In an interview with New Zealand TV, Crusaders chief executive Colin Mainsbridge said the discussion was “appropriate” and the issue would be addressed as a suitable time.

"The first thing for us is things are still fairly raw," Mansbridge told TVNZ.

"We're in a state of shock. We'll acknowledge the feedback we've had. It is appropriate.

"[But] rugby in the context of what's happened is pretty hard to sort of elevate this conversation at the moment.”

"There's a lot of emotion going around in terms of conversation at the moment.


"We've heard it, we've heard the feedback, and we do want to have a conversation about it.”

The Crusaders later issued a statement, with Mainsbridge saying while the the time isn't right for the team name issue to be discussed, they will do so when appropriate and include the Muslim community in those discussions.

"Like all New Zealanders, the Crusaders team and organisation are deeply shocked by this tragedy and our thoughts are with the victims and their families. This is bigger than rugby and we’re absolutely heartbroken for our wider community, which is where our thoughts are,” Mainsbridge said in the statement.


"In terms of the Crusaders name, we understand the concerns that have been raised. For us, the Crusaders name is a reflection of the crusading spirit of this community. What we stand for is the opposite of what happened in Christchurch on Friday; our crusade is one for peace, unity, inclusiveness and community spirit.

"In our view, this is a conversation that we should have and we are taking on board all of the feedback that we are receiving, however, we also believe that the time for that is not right now. Emotions are very raw and real at the moment. 

"There is the need for this community to wrap our support around those who are most affected by Friday’s events, and that is the immediate focus for the Crusaders team. At an appropriate time, we will thoroughly consider the issues that have been raised and our response to that. That will include conversations with a range of people, including our Muslim community.

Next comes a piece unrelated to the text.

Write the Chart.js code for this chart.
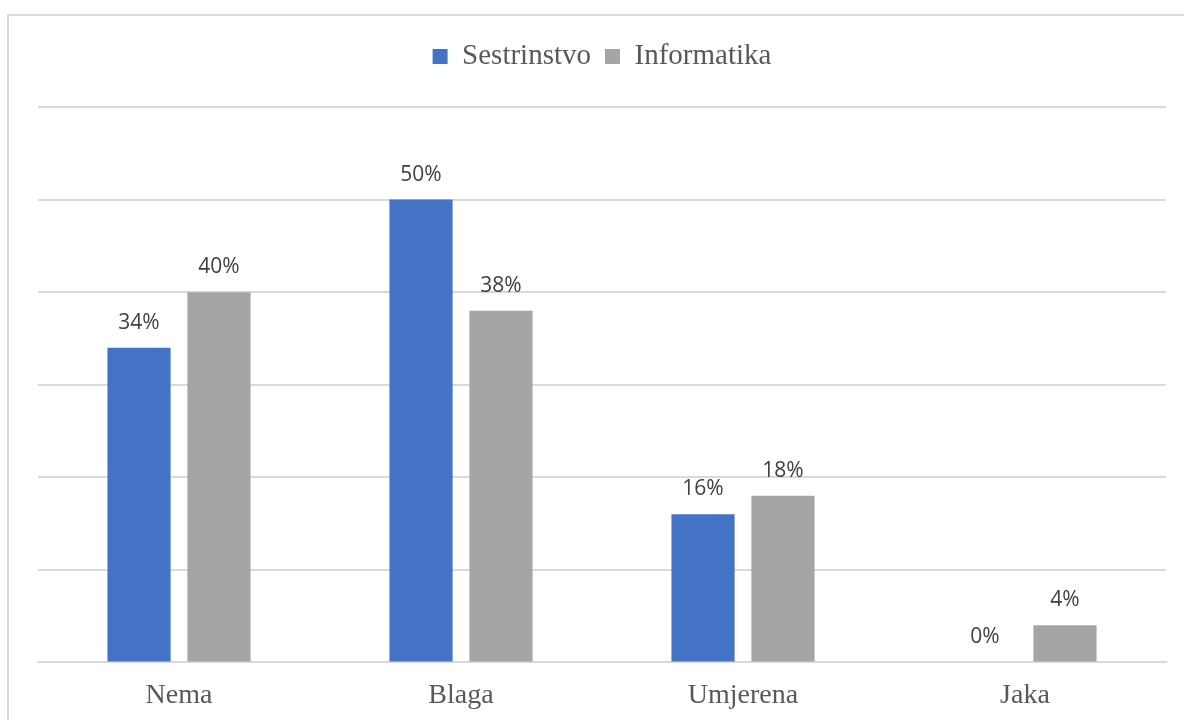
<!DOCTYPE html>
<html>
<head>
<meta charset="utf-8">
<script src="https://cdn.jsdelivr.net/npm/chart.js@4.4.0/dist/chart.umd.min.js"></script>
<style>
  body { margin: 0; background: #fff; }
  #okvir { position: absolute; left: 7px; top: 14px; width: 1190px; height: 720px; border: 2px solid #d9d9d9; box-sizing: border-box; }
  #wrap { position: absolute; left: 0; top: 0; width: 1184px; height: 720px; }
</style>
</head>
<body>
<div id="okvir"></div>
<div id="wrap"><canvas id="chart"></canvas></div>
<script>
var kategorije = ['Nema', 'Blaga', 'Umjerena', 'Jaka'];
var sestrinstvo = [34, 50, 16, 0];
var informatika = [40, 38, 18, 4];
var yMax = 60;
var yKorak = 10;

// ispisuje postotke iznad stupaca
var oznake = {
    id: 'oznake',
    afterDatasetsDraw: function (chart) {
        var ctx = chart.ctx;
        ctx.save();
        ctx.font = '21px "Open Sans", sans-serif';
        ctx.fillStyle = '#404040';
        ctx.textAlign = 'center';
        ctx.textBaseline = 'middle';
        chart.data.datasets.forEach(function (ds, i) {
            chart.getDatasetMeta(i).data.forEach(function (bar, j) {
                ctx.fillText(ds.data[j] + '%', bar.x, bar.y - 25);
            });
        });
        ctx.restore();
    }
};

// vise mjesta ispod legende
var razmakLegende = {
    id: 'razmakLegende',
    beforeInit: function (chart) {
        var staraFit = chart.legend.fit;
        chart.legend.fit = function () {
            staraFit.bind(chart.legend)();
            this.height += 26;
        };
    }
};

var ctx = document.getElementById('chart');
var chart = new Chart(ctx, {
    type: 'bar',
    data: {
        labels: kategorije,
        datasets: [{
            label: 'Sestrinstvo',
            data: sestrinstvo,
            backgroundColor: '#4472C4'
        }, {
            label: 'Informatika',
            data: informatika,
            backgroundColor: '#A5A5A5'
        }]
    },
    plugins: [oznake, razmakLegende],
    options: {
        responsive: true,
        maintainAspectRatio: false,
        animation: false,
        layout: { padding: { left: 38, right: 18, top: 28, bottom: 0 } },
        categoryPercentage: 0.567,
        barPercentage: 0.79,
        plugins: {
            tooltip: { enabled: false },
            legend: {
                position: 'top',
                labels: {
                    font: { family: '"Liberation Serif", serif', size: 29 },
                    color: '#595959',
                    boxWidth: 15,
                    boxHeight: 15,
                    padding: 14
                }
            }
        },
        scales: {
            x: {
                grid: { display: false },
                border: { display: true, color: '#d9d9d9', width: 2 },
                ticks: {
                    font: { family: '"Liberation Serif", serif', size: 28 },
                    color: '#595959',
                    padding: 8
                }
            },
            y: {
                min: 0,
                max: yMax,
                ticks: { display: false, stepSize: yKorak },
                grid: { color: '#d9d9d9', lineWidth: 2, drawTicks: false },
                border: { display: false }
            }
        }
    }
});
</script>
</body>
</html>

The Chiefs and Hurricanes joined together in a pre-match huddle. Photo: Getty Images"This team and the wider organisation are united with our community in standing against such abhorrent acts as that which occurred on Friday in Christchurch, and in standing in support of our Muslim brothers and sisters."

The Crusaders shared points with the Highlanders in a cancelled match at the weekend, and will play the Waratahs in Sydney this weekend.